The Horsham Library began in the Mechanics Institute building in Pynsent Street, but in December 1968 it moved to a purpose-built area in the Mibus Memorial Cultural Centre in McLachlan St (site of the former Temperance Hall which the Council compulsorily acquired from its Trustees, with the neighbouring block owned by Mrs Elizabeth Nattrass). The Centre housed the Horsham Library, Library Headquarters, & Art Gallery.

The Mibus Centre was a memorial for Mick Mibus, Member for Lowan & Minister for Water Supply who died in 1964. It was opened by Mibus' widow, and the Premier Sir Henry Bolte unveiled the plaque.

At the end of 1970 an engineer's report found the building had buckled, distorted & sagged, with Horsham's constant problem of expansive clay soils. Council took the builders and designers to court and won the settlement. In May 1978 the Horsham Library moved to temporary premises in the rear of the Langlands building with a third of the stock, to allow repairs to the Mibus Centre to begin. Headquarters continued to operate from the Mibus Centre during this period. In January 1979 the Horsham Library re-opened in the Mibus Centre.

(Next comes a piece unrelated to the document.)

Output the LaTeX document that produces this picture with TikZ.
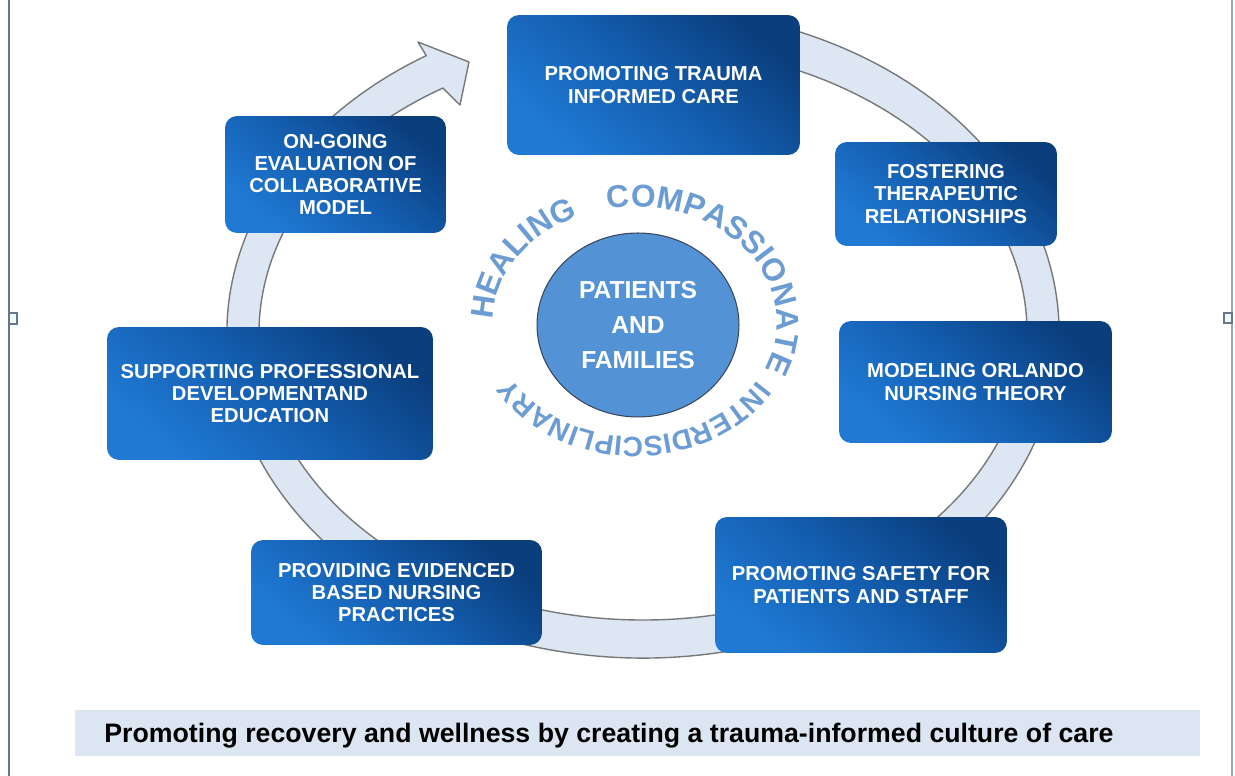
\documentclass[tikz,border=0pt]{standalone}
\usepackage{fontspec}
\setmainfont{Liberation Sans}
\usetikzlibrary{decorations.text,shapes.geometric}
\definecolor{boxlight}{RGB}{32,122,212}
\definecolor{boxmid}{RGB}{20,94,176}
\definecolor{boxdark}{RGB}{10,62,125}
\definecolor{ringfill}{RGB}{221,231,243}
\definecolor{ringline}{RGB}{120,120,120}
\definecolor{hubfill}{RGB}{84,146,214}
\definecolor{hubline}{RGB}{60,70,90}
\definecolor{arcblue}{RGB}{108,156,212}
\definecolor{bandfill}{RGB}{220,230,242}
\definecolor{frameline}{RGB}{100,120,140}
\definecolor{frameright}{RGB}{150,170,190}
\newcommand\arcfont{\fontsize{18}{18}\selectfont\bfseries\color{arcblue}}
\newcommand\arcfontsmall{\fontsize{16}{16}\selectfont\bfseries\color{arcblue}}
\begin{document}
\begin{tikzpicture}[x=0.02cm,y=-0.02cm,
  stepbox/.style={rectangle, rounded corners=0.24cm, inner sep=0pt,
    top color=boxdark, bottom color=boxlight, middle color=boxmid, shading angle=-40,
    text=white, align=center, font=\bfseries\fontsize{11.5}{12.6}\selectfont},
  hub/.style={ellipse, inner sep=0pt, fill=hubfill, draw=hubline, line width=0.6pt,
    text=white, align=center, font=\bfseries\fontsize{14}{20}\selectfont},
  ring/.style={fill=ringfill, draw=ringline, line width=0.8pt, line join=round},
  arctext/.style={decorate, decoration={text along path, text align=center, text={|\arcfont|#1}}},
  arctextsmall/.style={decorate, decoration={text along path, text align=center, text={|\arcfontsmall|#1}}},
  band/.style={rectangle, inner sep=0pt, fill=bandfill},
  frame/.style={draw=frameline, line width=1.2pt}
]
\useasboundingbox (0,0) rectangle (1235,776);

% frame lines
\draw[frame] (9,0) -- (9,776);
\draw[draw=frameright, line width=1.2pt] (1232,0) -- (1232,776);
\draw[draw=frameline, line width=0.8pt, fill=cyan!6] (9,313) rectangle (17,324);
\draw[draw=frameline, line width=0.8pt, fill=cyan!6] (1224,313) rectangle (1232,323);

% circular arrow ring
\begin{scope}[shift={(643,333)}, y=0.02cm]
  \filldraw[ring] (72:416 and 325) arc[start angle=72, end angle=-238.6, x radius=416, y radius=325]
    -- (-225,291) -- (-174,271) -- (-183,228)
    -- (-238.6:384 and 287) arc[start angle=-238.6, end angle=72, x radius=384, y radius=287] -- cycle;
\end{scope}

% boxes
\node[stepbox, minimum width=5.86cm, minimum height=2.80cm] (trauma) at (653.5,85) {PROMOTING TRAUMA\\INFORMED CARE};
\node[stepbox, minimum width=4.44cm, minimum height=2.08cm] (fostering) at (946,194) {FOSTERING\\THERAPEUTIC\\RELATIONSHIPS};
\node[stepbox, minimum width=5.46cm, minimum height=2.44cm] (orlando) at (975.5,382) {MODELING ORLANDO\\NURSING THEORY};
\node[stepbox, minimum width=5.84cm, minimum height=2.72cm] (safety) at (861,585) {PROMOTING SAFETY FOR\\PATIENTS AND STAFF};
\node[stepbox, minimum width=5.82cm, minimum height=2.10cm] (evidence) at (396.5,592.5) {PROVIDING EVIDENCED\\BASED NURSING\\PRACTICES};
\node[stepbox, minimum width=6.52cm, minimum height=2.66cm] (development) at (270,393.5) {SUPPORTING PROFESSIONAL\\DEVELOPMENTAND\\EDUCATION};
\node[stepbox, minimum width=4.42cm, minimum height=2.34cm] (evaluation) at (335.5,174.5) {ON-GOING\\EVALUATION OF\\COLLABORATIVE\\MODEL};

% hub
\node[hub, minimum width=4.04cm, minimum height=3.68cm] (center) at (638,325) {PATIENTS\\AND\\FAMILIES};

% curved words
\begin{scope}[shift={(635,322)}, y=0.02cm]
  \path[arctext=HEALING] (198:142 and 115) arc[start angle=198, end angle=98, x radius=142, y radius=115];
  \path[arctext=COMPASSIONATE] (112.5:142 and 115) arc[start angle=112.5, end angle=-37.5, x radius=142, y radius=115];
  \path[arctextsmall=INTERDISCIPLINARY] (-11:142 and 115) arc[start angle=-11, end angle=-171, x radius=142, y radius=115];
\end{scope}

% bottom banner
\node[band, minimum width=22.5cm, minimum height=0.92cm] (banner) at (637.5,733) {};
\node[font=\bfseries\fontsize{15.2}{17}\selectfont, inner sep=0pt] (caption) at (609,736) {Promoting recovery and wellness by creating a trauma-informed culture of care};
\end{tikzpicture}
\end{document}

Minor building works continued in the 1970s and 80s to accommodate the introduction of computerisation and changes to workflows and throughput. The Horsham Rural City Council secured a Living Libraries Grant to extend and renovate the Library branch in 2004 with building works beginning in February 2005. The Support Centre section was renovated in 2009 as a result of increased stock movements resulting from involvement in the Swift consortia.

=== Kaniva ===
The Mechanics Institute began in Kaniva in 1884. In 1922 the Mechanics Institute decided to build a Soldier's Memorial Hall and Club room at the dead-end of Dingey Street. Built of Mt Gambier stone it opened on 8 February 1923. The WRLS Kaniva Branch officially opened in July 1964, in a small shop in the main street. On 13 February 1969 the new Library building was officially opened by Vance O. Dickie MLC, State Minister of Health, as part of the Civic buildings (including the Infant Welfare and Pre-School Centres) in Baker St, on the site of the old Kaniva electricity supply power-house which had stood there between 1925 and 1964.